_AIM OF THE EXERCISE_
Your task is to output the listing word for word, with pictures excluded.

_STORED DATA_

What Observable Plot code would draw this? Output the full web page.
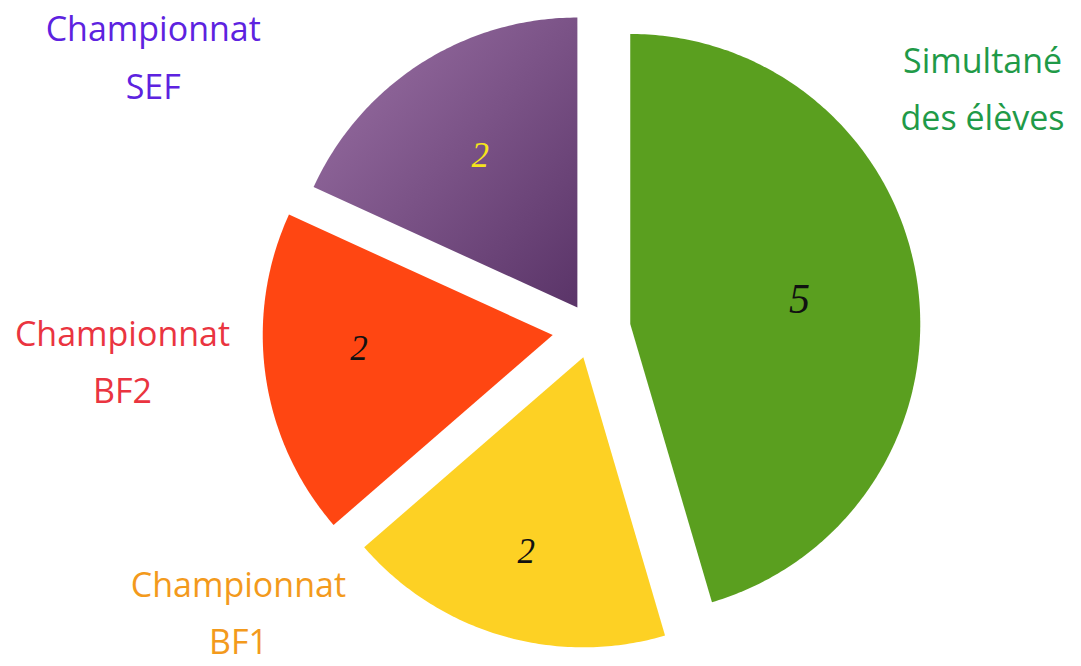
<!DOCTYPE html>
<html>
<head>
<meta charset="utf-8">
<script src="https://cdn.jsdelivr.net/npm/d3@7"></script>
<script src="https://cdn.jsdelivr.net/npm/@observablehq/plot@0.6"></script>
<style>
  html, body { margin: 0; padding: 0; background: #ffffff; }
  #chart svg { display: block; }
</style>
</head>
<body>
<div id="chart"></div>
<script>
// ---- Data ----
const categories = ["Simultané des élèves", "Championnat BF1", "Championnat BF2", "Championnat SEF"];
const values = [5, 2, 2, 2];
const labelLines = [["Simultané", "des élèves"], ["Championnat", "BF1"], ["Championnat", "BF2"], ["Championnat", "SEF"]];

// ---- Styles / layout ----
const W = 1081, H = 666;
const R = 290;                 // pie radius in px
const CX = 591, CY = 329;      // pie centre in px
const sliceFill = ["#5a9f1f", "#fdd124", "#ff4612", "url(#sefGrad)"];
const labelColor = ["#1f9a48", "#f39a1c", "#ea3440", "#5d22e0"];
const valueColor = ["#111111", "#111111", "#111111", "#f5e51a"];
const valueSize = [42, 35, 35, 35];
const explode = [0.135, 0.10, 0.135, 0.09];           // radial offset, in radii
const valueDist = [0.59, 0.70, 0.67, 0.62];           // value label distance, in radii
const valueNudge = [0, 0, 4, 0];                      // angular nudge of value label, deg
const labelPolar = [[58.35, 1.584], [231.3, 1.560], [266.1, 1.621], [301.9, 1.780]]; // [deg, radii]

// ---- Geometry built from the values ----
const total = d3.sum(values);
let acc = 0;
const slices = categories.map((c, i) => {
  const a0 = acc / total * 2 * Math.PI;
  acc += values[i];
  const a1 = acc / total * 2 * Math.PI;
  const mid = (a0 + a1) / 2;
  const ox = explode[i] * Math.sin(mid), oy = explode[i] * Math.cos(mid);
  return {i, category: c, value: values[i], a0, a1, mid, ox, oy};
});

function slicePoints(s) {
  const pts = [{x: s.ox, y: s.oy}];
  const n = Math.max(8, Math.round((s.a1 - s.a0) * 80));
  for (let k = 0; k <= n; k++) {
    const a = s.a0 + (s.a1 - s.a0) * k / n;
    pts.push({x: s.ox + Math.sin(a), y: s.oy + Math.cos(a)});
  }
  return pts;
}

const valueLabels = slices.map(s => {
  const a = s.mid + valueNudge[s.i] * Math.PI / 180;
  return {
    x: s.ox + valueDist[s.i] * Math.sin(a),
    y: s.oy + valueDist[s.i] * Math.cos(a),
    text: String(s.value), i: s.i
  };
});

const catLabels = slices.map(s => {
  const [deg, d] = labelPolar[s.i];
  const a = deg * Math.PI / 180;
  return {x: d * Math.sin(a), y: d * Math.cos(a), text: labelLines[s.i].join("\n"), i: s.i};
});

const xDomain = [-CX / R, (W - CX) / R];
const yDomain = [-(H - CY) / R, CY / R];

const marks = [];
slices.forEach(s => {
  marks.push(Plot.line(slicePoints(s), {x: "x", y: "y", fill: sliceFill[s.i], stroke: "none", curve: "linear-closed"}));
});
valueLabels.forEach(v => {
  marks.push(Plot.text([v], {x: "x", y: "y", text: "text", fill: valueColor[v.i], fontSize: valueSize[v.i],
    fontFamily: "'Liberation Serif', 'DejaVu Serif', serif", fontStyle: "italic"}));
});
catLabels.forEach(l => {
  marks.push(Plot.text([l], {x: "x", y: "y", text: "text", fill: labelColor[l.i], fontSize: 34,
    lineHeight: 1.68, dy: -5, fontFamily: "'Open Sans', sans-serif"}));
});

const svg = Plot.plot({
  width: W, height: H, margin: 0,
  style: {background: "#ffffff"},
  x: {domain: xDomain, axis: null},
  y: {domain: yDomain, axis: null},
  marks
});

const defs = d3.select(svg).insert("defs", ":first-child");
const grad = defs.append("linearGradient").attr("id", "sefGrad")
  .attr("x1", "0").attr("y1", "0").attr("x2", "1").attr("y2", "1");
grad.append("stop").attr("offset", "0%").attr("stop-color", "#9c72a6");
grad.append("stop").attr("offset", "100%").attr("stop-color", "#5a3468");

document.getElementById("chart").appendChild(svg);
</script>
</body>
</html>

_RIGHT ANSWER_
What Observable Plot code would draw this? Output the full web page.
<!DOCTYPE html>
<html>
<head>
<meta charset="utf-8">
<script src="https://cdn.jsdelivr.net/npm/d3@7"></script>
<script src="https://cdn.jsdelivr.net/npm/@observablehq/plot@0.6"></script>
<style>
  html, body { margin: 0; padding: 0; background: #ffffff; }
  #chart svg { display: block; }
</style>
</head>
<body>
<div id="chart"></div>
<script>
// ---- Data ----
const categories = ["Simultané des élèves", "Championnat BF1", "Championnat BF2", "Championnat SEF"];
const values = [5, 2, 2, 2];
const labelLines = [["Simultané", "des élèves"], ["Championnat", "BF1"], ["Championnat", "BF2"], ["Championnat", "SEF"]];

// ---- Styles / layout ----
const W = 1081, H = 666;
const R = 290;                 // pie radius in px
const CX = 591, CY = 329;      // pie centre in px
const sliceFill = ["#5a9f1f", "#fdd124", "#ff4612", "url(#sefGrad)"];
const labelColor = ["#1f9a48", "#f39a1c", "#ea3440", "#5d22e0"];
const valueColor = ["#111111", "#111111", "#111111", "#f5e51a"];
const valueSize = [42, 35, 35, 35];
const explode = [0.135, 0.10, 0.135, 0.09];           // radial offset, in radii
const valueDist = [0.59, 0.70, 0.67, 0.62];           // value label distance, in radii
const valueNudge = [0, 0, 4, 0];                      // angular nudge of value label, deg
const labelPolar = [[58.35, 1.584], [231.3, 1.560], [266.1, 1.621], [301.9, 1.780]]; // [deg, radii]

// ---- Geometry built from the values ----
const total = d3.sum(values);
let acc = 0;
const slices = categories.map((c, i) => {
  const a0 = acc / total * 2 * Math.PI;
  acc += values[i];
  const a1 = acc / total * 2 * Math.PI;
  const mid = (a0 + a1) / 2;
  const ox = explode[i] * Math.sin(mid), oy = explode[i] * Math.cos(mid);
  return {i, category: c, value: values[i], a0, a1, mid, ox, oy};
});

function slicePoints(s) {
  const pts = [{x: s.ox, y: s.oy}];
  const n = Math.max(8, Math.round((s.a1 - s.a0) * 80));
  for (let k = 0; k <= n; k++) {
    const a = s.a0 + (s.a1 - s.a0) * k / n;
    pts.push({x: s.ox + Math.sin(a), y: s.oy + Math.cos(a)});
  }
  return pts;
}

const valueLabels = slices.map(s => {
  const a = s.mid + valueNudge[s.i] * Math.PI / 180;
  return {
    x: s.ox + valueDist[s.i] * Math.sin(a),
    y: s.oy + valueDist[s.i] * Math.cos(a),
    text: String(s.value), i: s.i
  };
});

const catLabels = slices.map(s => {
  const [deg, d] = labelPolar[s.i];
  const a = deg * Math.PI / 180;
  return {x: d * Math.sin(a), y: d * Math.cos(a), text: labelLines[s.i].join("\n"), i: s.i};
});

const xDomain = [-CX / R, (W - CX) / R];
const yDomain = [-(H - CY) / R, CY / R];

const marks = [];
slices.forEach(s => {
  marks.push(Plot.line(slicePoints(s), {x: "x", y: "y", fill: sliceFill[s.i], stroke: "none", curve: "linear-closed"}));
});
valueLabels.forEach(v => {
  marks.push(Plot.text([v], {x: "x", y: "y", text: "text", fill: valueColor[v.i], fontSize: valueSize[v.i],
    fontFamily: "'Liberation Serif', 'DejaVu Serif', serif", fontStyle: "italic"}));
});
catLabels.forEach(l => {
  marks.push(Plot.text([l], {x: "x", y: "y", text: "text", fill: labelColor[l.i], fontSize: 34,
    lineHeight: 1.68, dy: -5, fontFamily: "'Open Sans', sans-serif"}));
});

const svg = Plot.plot({
  width: W, height: H, margin: 0,
  style: {background: "#ffffff"},
  x: {domain: xDomain, axis: null},
  y: {domain: yDomain, axis: null},
  marks
});

const defs = d3.select(svg).insert("defs", ":first-child");
const grad = defs.append("linearGradient").attr("id", "sefGrad")
  .attr("x1", "0").attr("y1", "0").attr("x2", "1").attr("y2", "1");
grad.append("stop").attr("offset", "0%").attr("stop-color", "#9c72a6");
grad.append("stop").attr("offset", "100%").attr("stop-color", "#5a3468");

document.getElementById("chart").appendChild(svg);
</script>
</body>
</html>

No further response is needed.